[Salon] Wall Street and the Chinese military industrial complex



FINANCIAL TIMES
Wall Street and the Chinese military industrial complex
Rana Foroohar, Global Business Columnist
November 22, 2021

© AFP via Getty Images

Anyone who hasn’t yet read the US-China Economic and Security Review Commission’s 2021 report to Congress released last week, pick it up immediately. It’s hard to describe any 500-plus page report to legislators as punchy, but this one is. As I write in my latest column, it ushers in what very well may be a new era of US-China decoupling, with all sorts of new recommendations for limits on capital flows between the two nations. The commission isn’t a lawmaking body, but it has a very good record for pushing forward recommendations that do become law or administration policy, from limits on US business with Huawei, to rules around the insourcing of crucial pharmaceutical ingredients.

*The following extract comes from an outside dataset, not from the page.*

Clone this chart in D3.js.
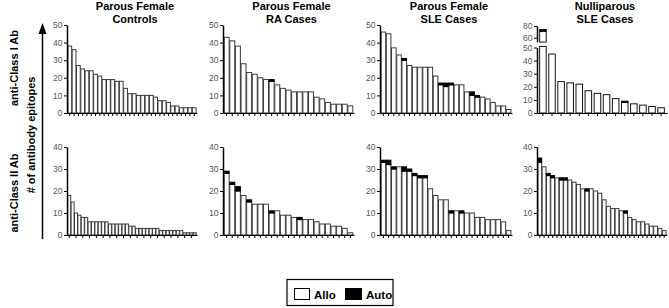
<!DOCTYPE html>
<html><head><meta charset="utf-8">
<script src="https://cdn.jsdelivr.net/npm/d3@7"></script>
<style>
body{margin:0;background:#fff}
svg{display:block}
text{font-family:Arial,"Liberation Sans",Helvetica,sans-serif}
</style>
</head><body>
<svg id="c" width="669" height="308"></svg>
<script>
// ---------- data ----------
const groupTitles = [["Parous Female","Controls"],["Parous Female","RA Cases"],["Parous Female","SLE Cases"],["Nulliparous","SLE Cases"]];
const rowLabels = ["anti-Class I Ab","anti-Class II Ab"];
const yAxisTitle = "# of antibody epitopes";
const legendLabels = ["Allo","Auto"];
const classITicks = [0,10,20,30,40,50];
const classIITicks = [0,10,20,30,40];
const nulliUpperTicks = [60,80];

// anti-Class I (top row)
const classI_controls_allo = [38,36,27,25,24,24,22,21,19,19,19,18,18,14,11,11,10,10,10,10,9,7,7,6,4,4,3,3,3,3];
const classI_controls_auto = [0,0,0,0,0,0,0,0,0,0,0,0,0,0,0,0,0,0,0,0,0,0,0,0,0,0,0,0,0,0];
const classI_ra_allo = [43,41,38,28,23,22,20,19,18,16,14,13,12,12,12,12,9,8,6,5,5,5,4];
const classI_ra_auto = [0,0,0,0,0,0,0,0,1,0,0,0,0,0,0,0,0,0,0,0,0,0,0];
const classI_sle_allo = [46,45,37,33,30,27,26,26,26,26,21,16,15,16,16,16,12,10,9,9,8,6,4,4,2];
const classI_sle_auto = [0,0,0,0,1,0,0,0,0,0,0,1,2,1,0,0,0,2,1,0,0,0,0,0,0];
const classI_nulli_allo = [71,45,24,23,22,17,15,14,11,8,7,6,5,4];
const classI_nulli_auto = [3,0,0,0,0,0,0,0,0,1,0,0,0,0];

// anti-Class II (bottom row)
const classII_controls_allo = [18,15,10,9,8,8,6,6,6,6,6,6,5,5,5,5,5,5,4,4,3,3,3,3,3,3,3,2,2,2,2,2,2,2,1,1,1,1];
const classII_controls_auto = [0,0,0,0,0,0,0,0,0,0,0,0,0,0,0,0,0,0,0,0,0,0,0,0,0,0,0,0,0,0,0,0,0,0,0,0,0,0];
const classII_ra_allo = [28,23,20,18,15,14,14,14,10,11,9,9,8,7,7,7,6,5,5,4,4,3,1];
const classII_ra_auto = [1,1,2,0,1,0,0,0,1,0,0,0,0,1,0,0,0,0,0,0,0,0,0];
const classII_sle_allo = [33,32,30,31,29,29,27,26,26,21,18,16,16,10,11,10,10,10,8,8,7,7,7,6,2];
const classII_sle_auto = [1,2,1,0,2,1,1,1,1,0,0,0,0,1,0,1,0,0,0,0,0,0,0,0,0];
const classII_nulli_allo = [33,31,27,26,26,25,25,25,24,23,21,20,21,20,19,16,13,12,12,11,10,8,7,6,6,5,4,4,3,2];
const classII_nulli_auto = [2,0,1,1,0,1,1,0,0,0,0,1,0,0,0,0,0,0,0,0,1,0,0,0,0,0,0,0,0,0];

// ---------- layout ----------
const svg = d3.select("#c");
const colX = [[67,197],[223,354],[380,512],[537,667]];
const topRow = {y0:113, yTop:25, max:50, ticks:classITicks};
const botRow = {y0:235, yTop:147, max:40, ticks:classIITicks};

const panels = [
  {row:topRow, col:0, allo:classI_controls_allo, auto:classI_controls_auto, pad:0.12, tickStep:1},
  {row:topRow, col:1, allo:classI_ra_allo, auto:classI_ra_auto, pad:0.12, tickStep:1},
  {row:topRow, col:2, allo:classI_sle_allo, auto:classI_sle_auto, pad:0.12, tickStep:1},
  {row:topRow, col:3, allo:classI_nulli_allo, auto:classI_nulli_auto, pad:0.28, tickStep:1, broken:true},
  {row:botRow, col:0, allo:classII_controls_allo, auto:classII_controls_auto, pad:0.12, tickStep:2},
  {row:botRow, col:1, allo:classII_ra_allo, auto:classII_ra_auto, pad:0.12, tickStep:1},
  {row:botRow, col:2, allo:classII_sle_allo, auto:classII_sle_auto, pad:0.12, tickStep:1},
  {row:botRow, col:3, allo:classII_nulli_allo, auto:classII_nulli_auto, pad:0.12, tickStep:1},
];

function styleAxis(sel, w){
  sel.selectAll("path.domain").attr("stroke","#000").attr("stroke-width",w);
  sel.selectAll(".tick line").attr("stroke","#000").attr("stroke-width",1);
  sel.selectAll(".tick text").attr("fill","#555").attr("font-size","8.5px")
     .attr("font-family","Arial, 'Liberation Sans', Helvetica, sans-serif");
}

const barStroke = "#3a3a3a";

panels.forEach(p=>{
  const [x0,x1] = colX[p.col];
  const g = svg.append("g");
  const idx = d3.range(p.allo.length);
  const x = d3.scaleBand().domain(idx).range([x0,x1]).paddingInner(p.pad).paddingOuter(p.pad/2+0.15);
  const bw = x.bandwidth();

  if(!p.broken){
    const y = d3.scaleLinear().domain([0,p.row.max]).range([p.row.y0,p.row.yTop]);
    g.selectAll("rect.allo").data(idx).join("rect").attr("class","allo")
      .attr("x",i=>x(i)).attr("width",bw)
      .attr("y",i=>y(p.allo[i])).attr("height",i=>y(0)-y(p.allo[i]))
      .attr("fill","#fff").attr("stroke",barStroke).attr("stroke-width",1);
    g.selectAll("rect.auto").data(idx.filter(i=>p.auto[i]>0)).join("rect").attr("class","auto")
      .attr("x",i=>x(i)).attr("width",bw)
      .attr("y",i=>y(p.allo[i]+p.auto[i])).attr("height",i=>y(p.allo[i])-y(p.allo[i]+p.auto[i]))
      .attr("fill","#000").attr("stroke","#000").attr("stroke-width",1);
    const ya = g.append("g").attr("transform",`translate(${x0},0)`)
      .call(d3.axisLeft(y).tickValues(p.row.ticks).tickSize(3).tickSizeOuter(0).tickPadding(1.5));
    styleAxis(ya,1.5);
  } else {
    const yL = d3.scaleLinear().domain([0,50]).range([p.row.y0,47.5]);
    const yU = d3.scaleLinear().domain([60,80]).range([37.7,26]);
    const lowTop = yL(50.8), upBot = yU(52.5);
    g.selectAll("rect.allo").data(idx).join("rect").attr("class","allo")
      .attr("x",i=>x(i)).attr("width",bw)
      .attr("y",i=>p.allo[i]>50 ? lowTop : yL(p.allo[i]))
      .attr("height",i=>yL(0)-(p.allo[i]>50 ? lowTop : yL(p.allo[i])))
      .attr("fill","#fff").attr("stroke","#111").attr("stroke-width",1);
    g.selectAll("rect.alloU").data(idx.filter(i=>p.allo[i]>50)).join("rect").attr("class","alloU")
      .attr("x",i=>x(i)).attr("width",bw)
      .attr("y",i=>yU(p.allo[i])).attr("height",i=>upBot-yU(p.allo[i]))
      .attr("fill","#fff").attr("stroke","#111").attr("stroke-width",1);
    const ys = v=> v>50 ? yU(v) : yL(v);
    g.selectAll("rect.auto").data(idx.filter(i=>p.auto[i]>0)).join("rect").attr("class","auto")
      .attr("x",i=>x(i)).attr("width",bw)
      .attr("y",i=>ys(p.allo[i]+p.auto[i])).attr("height",i=>ys(p.allo[i])-ys(p.allo[i]+p.auto[i]))
      .attr("fill","#000").attr("stroke","#000").attr("stroke-width",1);
    const ya = g.append("g").attr("transform",`translate(${x0},0)`)
      .call(d3.axisLeft(yL).tickValues(p.row.ticks).tickSize(3).tickSizeOuter(0).tickPadding(1.5));
    styleAxis(ya,1.5);
    const yU2 = d3.scaleLinear().domain([53,80]).range([yU(53),yU(80)]);
    const yb = g.append("g").attr("transform",`translate(${x0},0)`)
      .call(d3.axisLeft(yU2).tickValues(nulliUpperTicks).tickSize(3).tickSizeOuter(0).tickPadding(1.5));
    styleAxis(yb,1.5);
  }
  const xa = g.append("g").attr("transform",`translate(0,${p.row.y0})`)
    .call(d3.axisBottom(x).tickValues(idx.filter(i=>i%p.tickStep===0)).tickSize(3).tickSizeOuter(0).tickFormat(""));
  styleAxis(xa,1.2);
});

// titles
groupTitles.forEach((t,i)=>{
  const cx = (colX[i][0]+colX[i][1])/2 + 3;
  const tt = svg.append("text").attr("text-anchor","middle").attr("font-weight","bold")
    .attr("font-size","11px").attr("fill","#000");
  tt.append("tspan").attr("x",cx).attr("y",9.5).text(t[0]);
  tt.append("tspan").attr("x",cx).attr("y",22.5).text(t[1]);
});

// row labels
[[68,rowLabels[0]],[193,rowLabels[1]]].forEach(([cy,l])=>{
  svg.append("text").attr("transform",`translate(18,${cy}) rotate(-90)`)
    .attr("text-anchor","middle").attr("font-weight","bold").attr("font-size","11px").text(l);
});
svg.append("text").attr("transform",`translate(35,135) rotate(-90)`)
  .attr("text-anchor","middle").attr("font-weight","bold").attr("font-size","11px").text(yAxisTitle);

// arrow
svg.append("line").attr("x1",42.5).attr("x2",42.5).attr("y1",239).attr("y2",32)
  .attr("stroke","#000").attr("stroke-width",1.5);
svg.append("path").attr("d","M42.5,23 L38.5,34 L46.5,34 Z").attr("fill","#000");

// legend
const lg = svg.append("g");
lg.append("rect").attr("x",287).attr("y",279.5).attr("width",106).attr("height",26)
  .attr("fill","#fff").attr("stroke","#000").attr("stroke-width",1.2);
lg.append("rect").attr("x",294.5).attr("y",288.5).attr("width",15).attr("height",11)
  .attr("fill","#fff").attr("stroke","#000").attr("stroke-width",1);
lg.append("text").attr("x",314).attr("y",298.5).attr("font-weight","bold").attr("font-size","11.5px").text(legendLabels[0]);
lg.append("rect").attr("x",345.5).attr("y",288.5).attr("width",16).attr("height",11)
  .attr("fill","#000").attr("stroke","#000").attr("stroke-width",1);
lg.append("text").attr("x",366).attr("y",298.5).attr("font-weight","bold").attr("font-size","11.5px").text(legendLabels[1]);
</script>
</body></html>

The commissioners are chosen by both Republican and Democratic leaders, and there was unusual consensus around this year’s report, which lays out the ways in which the Chinese Communist party (CCP) is building up global economic, political and military power to push forward a “new model for human advancement”. The party is doing so with plenty of help from Wall Street, as FT readers will know. The question is, how long will this divide last? Is it possible to have American financial institutions indefinitely funnelling capital in and out of a country that supports forced labour; has low environmental, social and governance standards; and is the US’s chief strategic adversary?

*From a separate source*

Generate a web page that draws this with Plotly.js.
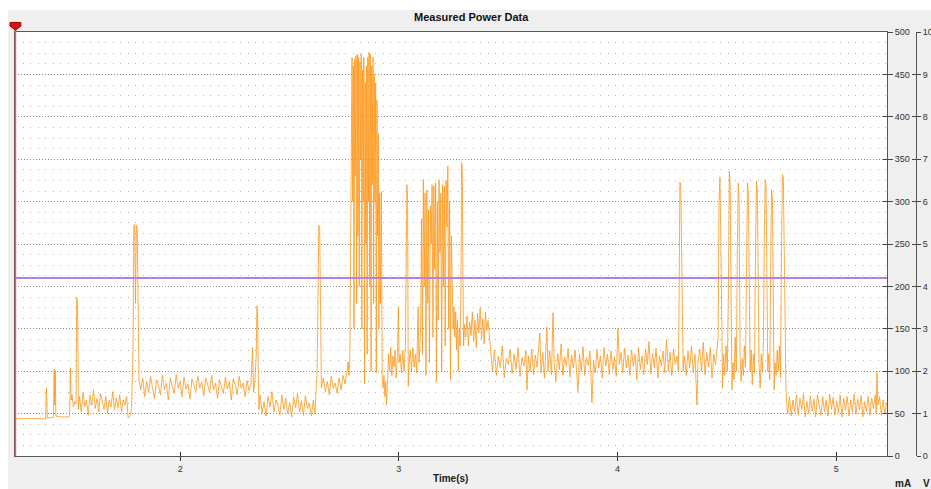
<!DOCTYPE html>
<html><head><meta charset="utf-8">
<script src="https://cdn.plot.ly/plotly-3.0.1.min.js"></script>
<style>
html,body{margin:0;padding:0;background:#ffffff;width:931px;height:489px;overflow:hidden}
#chart{position:absolute;left:8px;top:10px;width:923px;height:479px}
</style>
</head><body><div id="chart"></div>
<script>
const chartTitle = "Measured Power Data";
const xTitle = "Time(s)";
const unitLabels = ["mA", "V"];
const timeRange = [1.245, 5.232];
const currentRange = [0, 500];
const voltageRange = [0, 10];
const timeTicks = [2, 3, 4, 5];
const thresholdMa = 210;

const timeS = [
1.245,1.300,1.350,1.385,1.389,1.393,1.419,1.421,1.424,1.427,1.429,1.432,1.460,1.492,1.495,1.498,1.502,1.506,1.512,1.518,1.524,1.527,1.531,1.535,
1.540,1.548,1.556,1.564,1.572,1.580,1.588,1.596,1.604,1.612,1.620,1.628,1.636,1.644,1.652,1.660,1.668,1.676,1.684,1.692,1.700,1.708,1.716,1.724,1.732,1.740,1.748,1.756,1.762,1.768,1.772,1.778,1.785,1.788,1.792,1.796,1.800,1.804,1.808,1.812,
1.820,1.829,1.838,1.847,1.856,1.865,1.874,1.883,1.892,1.901,1.910,1.919,1.928,1.937,1.946,1.955,1.964,1.973,1.982,1.991,2.000,2.009,2.018,2.027,2.036,2.045,2.054,2.063,2.072,2.081,2.090,2.099,2.108,2.117,2.126,2.135,2.144,2.153,2.162,2.171,2.180,2.189,2.198,2.207,2.216,2.225,2.234,2.243,2.252,2.261,2.270,2.279,2.288,2.297,2.306,2.315,2.324,
2.331,2.336,2.342,2.348,2.351,2.354,2.357,2.360,
2.366,2.375,2.384,2.393,2.402,2.411,2.420,2.429,2.438,2.447,2.456,2.465,2.474,2.483,2.492,2.501,2.510,2.519,2.528,2.537,2.546,2.555,2.564,2.573,2.582,2.591,2.600,2.609,2.616,
2.621,2.626,2.631,2.634,2.638,2.642,2.646,
2.655,2.664,2.673,2.682,2.691,2.700,2.709,2.718,2.727,2.736,2.745,2.754,2.763,2.768,2.772,2.776,
2.786,2.789,2.792,2.795,2.798,2.801,2.804,2.807,2.810,2.813,2.816,2.819,2.822,2.825,2.828,2.831,2.834,2.837,2.840,2.843,2.846,2.849,2.852,2.855,2.858,2.861,2.864,2.867,2.870,2.873,2.876,2.879,2.882,2.885,2.888,
2.891,2.894,2.897,2.900,2.903,2.906,2.909,2.912,2.916,2.920,2.924,2.928,
2.932,2.936,2.940,2.944,2.948,
2.953,2.958,2.963,2.968,2.973,2.978,2.983,2.988,2.993,2.998,3.001,3.006,
3.012,3.018,3.024,3.030,3.034,3.037,3.040,3.043,3.047,
3.052,3.058,3.064,3.070,3.076,3.082,3.088,3.092,3.096,
3.100,3.104,3.108,3.112,3.116,3.120,3.124,3.128,3.132,3.136,3.140,3.144,3.148,3.152,3.156,3.160,3.164,3.168,3.172,3.176,3.180,3.184,3.188,3.192,3.196,3.200,3.204,3.208,3.212,3.216,3.220,3.224,3.228,3.232,3.236,3.240,3.244,3.248,3.252,3.256,3.260,3.264,3.268,3.272,3.276,3.280,3.284,3.287,3.290,3.293,3.296,3.300,
3.306,3.312,3.318,3.324,3.330,3.336,3.342,3.348,3.354,3.360,3.366,3.372,3.378,3.384,3.390,3.396,3.402,3.408,3.414,3.420,
3.428,3.437,3.446,3.455,3.464,3.473,3.482,3.491,3.500,3.509,3.518,3.527,3.536,3.545,3.554,3.563,3.572,3.581,3.586,3.592,3.600,3.608,3.616,3.624,3.632,3.640,3.645,3.650,3.658,3.666,3.672,3.677,3.682,3.690,3.698,3.705,3.710,3.718,3.726,3.734,3.742,3.750,3.758,3.766,3.774,3.782,3.790,3.798,3.806,3.812,3.819,3.826,3.834,3.842,3.850,3.858,3.866,3.874,3.883,3.890,3.898,3.906,3.914,3.922,3.930,3.938,3.946,3.954,3.962,3.970,3.978,3.986,3.994,4.002,4.008,4.016,4.024,4.032,4.040,4.048,4.056,4.064,4.072,4.080,4.088,4.096,4.104,4.112,4.120,4.128,4.136,4.144,4.152,4.160,4.168,4.176,4.184,4.192,4.200,4.208,4.216,4.224,4.232,4.240,4.248,4.256,4.264,4.272,4.278,
4.282,4.285,4.289,4.293,4.297,4.300,
4.306,4.314,4.322,4.330,4.338,4.346,4.354,4.363,4.368,4.376,4.384,4.392,4.400,4.408,4.416,4.424,4.432,4.440,4.448,4.455,
4.460,4.464,4.468,4.472,4.476,4.480,4.485,4.490,4.496,4.502,4.507,4.511,4.515,4.519,4.523,4.528,4.533,4.538,4.543,4.548,4.552,4.556,4.560,4.565,4.570,4.575,4.580,4.585,4.590,4.594,4.598,4.602,4.606,4.611,4.616,4.621,4.626,4.631,4.635,4.639,4.643,4.647,4.652,4.657,4.662,4.667,4.671,4.675,4.679,4.683,4.687,4.691,4.696,4.700,4.704,4.708,4.712,4.716,4.720,4.725,4.730,4.735,4.740,4.745,4.750,4.754,4.758,4.762,4.766,4.770,4.774,
4.778,4.786,4.794,4.802,4.810,4.818,4.826,4.834,4.842,4.850,4.858,4.866,4.874,4.882,4.890,4.898,4.906,4.914,4.922,4.930,4.938,4.946,4.954,4.962,4.970,4.978,4.986,4.994,5.002,5.010,5.018,5.026,5.034,5.042,5.050,5.058,5.066,5.074,5.082,5.090,5.098,5.106,5.114,5.122,5.130,5.138,5.146,5.154,5.162,5.170,5.178,5.183,5.186,5.190,5.198,5.206,5.214,5.222,5.230
];

const currentMa = [
44,44,44,44,80,45,45,46,102,60,101,47,46,46,50,104,66,72,58,64,62,187,180,55,
70,52,75,58,66,48,72,60,78,56,68,52,74,62,55,70,50,66,58,76,54,68,57,72,52,66,60,70,45,46,48,56,130,270,273,180,272,268,120,90,
78,92,70,88,75,94,80,68,90,84,72,95,78,86,66,92,82,74,96,80,88,70,93,79,85,67,91,82,76,94,80,87,71,92,83,75,95,78,86,68,90,81,74,93,79,88,66,91,84,72,94,80,86,70,89,77,85,
128,75,90,120,177,170,100,55,
72,50,64,47,70,58,76,52,66,60,48,72,55,68,50,63,46,70,57,74,52,65,48,71,56,62,47,66,50,
70,95,200,272,270,150,80,
92,76,88,72,94,80,86,74,92,78,95,85,100,111,95,115,
470,300,460,150,468,330,472,180,474,260,470,200,465,350,474,150,455,300,470,85,440,250,460,120,470,300,476,200,474,100,460,320,470,180,450,
300,440,98,420,260,380,150,310,180,312,90,80,
95,70,88,60,85,
120,100,128,95,118,105,125,92,115,176,110,120,
98,125,100,128,250,320,300,82,110,
125,100,128,105,120,98,176,110,130,
150,280,120,326,200,310,95,314,180,290,110,295,250,320,140,318,220,322,88,300,160,326,240,310,100,320,200,318,130,325,270,342,150,300,90,260,180,150,176,140,170,125,160,100,150,130,200,346,340,220,130,155,
140,165,130,158,142,170,135,160,128,168,145,175,138,162,132,170,148,160,140,120,
100,125,95,118,104,130,92,115,108,126,97,120,102,128,94,116,106,124,78,118,100,126,96,119,105,130,145,98,122,92,128,152,100,124,96,169,110,88,121,102,132,95,117,106,127,93,119,104,125,98,76,120,100,129,95,116,107,124,63,112,98,126,104,118,92,128,106,120,96,124,102,117,94,151,108,122,98,127,104,119,95,125,106,120,90,128,102,118,96,126,108,135,97,121,104,127,92,118,106,124,98,137,100,122,95,126,108,118,100,
200,323,320,250,180,100,
118,95,124,104,130,98,120,60,112,126,100,134,96,122,105,128,92,120,108,125,
140,300,329,260,150,80,120,95,130,100,200,336,320,180,78,110,90,140,100,250,322,300,120,88,115,95,130,105,260,322,310,150,100,125,84,120,98,240,324,315,170,110,80,120,100,135,260,326,318,180,100,120,90,220,314,305,140,78,110,95,125,100,130,92,250,332,328,240,120,80,60,
50,70,47,66,52,72,48,68,55,73,46,64,50,71,53,67,46,72,58,48,70,52,66,47,73,55,69,48,65,51,72,46,68,54,70,47,66,52,73,49,67,55,71,46,64,52,70,48,68,56,72,50,99,60,70,48,66,50,63
];

const traces = [
  { type: 'scatter', mode: 'lines', x: timeS, y: currentMa, xaxis: 'x', yaxis: 'y',
    line: { color: 'rgba(255,150,25,0.8)', width: 1 }, hoverinfo: 'skip', showlegend: false },
  { type: 'scatter', mode: 'markers', x: [timeRange[0]], y: [null], xaxis: 'x', yaxis: 'y2', hoverinfo: 'skip', showlegend: false },
  { type: 'scatter', mode: 'markers', x: [timeRange[0]], y: [null], xaxis: 'x', yaxis: 'y3', hoverinfo: 'skip', showlegend: false },
  { type: 'scatter', mode: 'markers', x: [timeRange[0]], y: [null], xaxis: 'x', yaxis: 'y4', hoverinfo: 'skip', showlegend: false },
  { type: 'scatter', mode: 'markers', x: [timeRange[0]], y: [null], xaxis: 'x2', yaxis: 'y', hoverinfo: 'skip', showlegend: false }
];

const tickFont = { family: 'Liberation Sans, Arial, sans-serif', size: 9, color: '#333' };
const xDomain = [0, 872 / 901];

const layout = {
  width: 923, height: 479,
  margin: { l: 7, r: 15, t: 22, b: 33, pad: 0 },
  paper_bgcolor: '#efefef', plot_bgcolor: '#ffffff',
  showlegend: false,
  xaxis: {
    domain: xDomain, range: timeRange, tickvals: timeTicks, ticktext: timeTicks.map(String),
    ticks: 'outside', ticklen: 4, tickcolor: '#333', tickwidth: 1,
    showline: true, linecolor: '#555', linewidth: 1, mirror: true,
    showgrid: false, zeroline: false, tickfont: tickFont, fixedrange: true
  },
  xaxis2: {
    overlaying: 'x', anchor: 'y', range: timeRange, tickvals: timeTicks,
    ticks: 'inside', ticklen: 4, tickcolor: '#333', showticklabels: false,
    showgrid: false, zeroline: false, showline: false
  },
  yaxis: {
    side: 'right', anchor: 'x', range: currentRange, tick0: 0, dtick: 50,
    ticks: 'outside', ticklen: 5, tickcolor: '#444',
    showline: true, linecolor: '#555', linewidth: 1, mirror: true,
    showgrid: true, gridcolor: '#8a8a8a', gridwidth: 1, griddash: '1px,2px',
    minor: { tick0: 0, dtick: 12.5, showgrid: true, gridcolor: '#b8b8b8', gridwidth: 1, griddash: '1px,6.5px', ticks: '' },
    zeroline: false, tickfont: tickFont, fixedrange: true
  },
  yaxis4: {
    overlaying: 'y', side: 'right', anchor: 'x', range: currentRange, tick0: 0, dtick: 50,
    ticks: 'inside', ticklen: 4, tickcolor: '#444', showticklabels: false,
    showgrid: false, zeroline: false, showline: false
  },
  yaxis2: {
    overlaying: 'y', side: 'right', anchor: 'free', position: 1, range: voltageRange, tick0: 0, dtick: 1,
    ticks: 'outside', ticklen: 4, tickcolor: '#444',
    showline: true, linecolor: '#555', linewidth: 1,
    showgrid: false, zeroline: false, tickfont: tickFont
  },
  yaxis3: {
    overlaying: 'y', side: 'right', anchor: 'free', position: 1, range: voltageRange, tick0: 0, dtick: 1,
    ticks: 'inside', ticklen: 4, tickcolor: '#444', showticklabels: false,
    showgrid: false, zeroline: false, showline: false
  },
  shapes: [
    { type: 'line', xref: 'x domain', yref: 'y', x0: 0, x1: 1, y0: thresholdMa, y1: thresholdMa,
      line: { color: '#b57fe0', width: 2 }, layer: 'above' },
    { type: 'line', xref: 'paper', yref: 'paper', x0: 0.0005, x1: 0.0005, y0: 0, y1: 1.008,
      line: { color: '#d9605f', width: 1.5 }, layer: 'above' },
    { type: 'path', xref: 'paper', yref: 'paper',
      path: 'M -0.0055,1.0225 L 0.0065,1.0225 L 0.0065,1.0140 L 0.0005,1.0040 L -0.0055,1.0140 Z',
      fillcolor: '#d81010', line: { color: '#a00000', width: 1 }, layer: 'above' }
  ],
  annotations: [
    { text: '<b>' + chartTitle + '</b>', xref: 'paper', yref: 'paper', x: 0.5072, y: 1.0354,
      xanchor: 'center', yanchor: 'middle', showarrow: false,
      font: { family: 'Liberation Sans, Arial, sans-serif', size: 11, color: '#111' } },
    { text: '<b>' + xTitle + '</b>', xref: 'paper', yref: 'paper', x: 0.4828, y: -0.0519,
      xanchor: 'center', yanchor: 'middle', showarrow: false,
      font: { family: 'Liberation Sans, Arial, sans-serif', size: 10, color: '#222' } },
    { text: '<b>' + unitLabels[0] + '</b>', xref: 'paper', yref: 'paper', x: 0.9856, y: -0.066,
      xanchor: 'center', yanchor: 'middle', showarrow: false,
      font: { family: 'Liberation Sans, Arial, sans-serif', size: 10, color: '#222' } },
    { text: '<b>' + unitLabels[1] + '</b>', xref: 'paper', yref: 'paper', x: 1.0122, y: -0.066,
      xanchor: 'center', yanchor: 'middle', showarrow: false,
      font: { family: 'Liberation Sans, Arial, sans-serif', size: 10, color: '#222' } }
  ]
};

Plotly.newPlot('chart', traces, layout, { displayModeBar: false, staticPlot: true });
</script>
</body></html>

I think the answer is no, but I must say I’m gob smacked that the hypocrisy of American banks and asset managers pouring money into companies that might endanger US security isn’t getting more attention. It’s an issue raised by two of the commissioners, Jeffrey Fiedler and Michael R Wessel, in their additional comments towards the end of the report. While it’s not technically illegal for companies like BlackRock, Goldman Sachs, Charles Schwab and many others to invest in a firm such as AVIC Shenyang Aircraft Company, a primary producer of Chinese fighter jets, it’s hard to argue that it’s right, particularly in the current moment. As the commissioners put it: “One might be excused for thinking that a basic responsibility of American citizenship ought to be not to do anything to endanger US troops.”

The current Biden executive order prohibits investment in only 24 publicly traded Chinese companies. But the report also states that about two-thirds of non-state companies in China today have CCP officials involved in their business decisions. That means that most US companies doing business with such firms are being influenced in some way, even if it’s in a small way, by the party as well. The commissioners speculate that the lax regulation of capital flows at the moment may be down to increased Treasury Department sway and waning US Department of Defense impact in such matters. But I wonder if that will last as Americans become more aware of how deep Wall Street is entrenched in China.

As Fiedler and Wessel put it on page 504: “In plain language, US investment banks and institutional investors can still buy, sell and profit off of Chinese military related companies as long as they are not doing so in the United States and only involve non-US citizens. If we are really interested in protecting US national security rather than simply appearing to, this loophole should be closed, as the commission recommends.”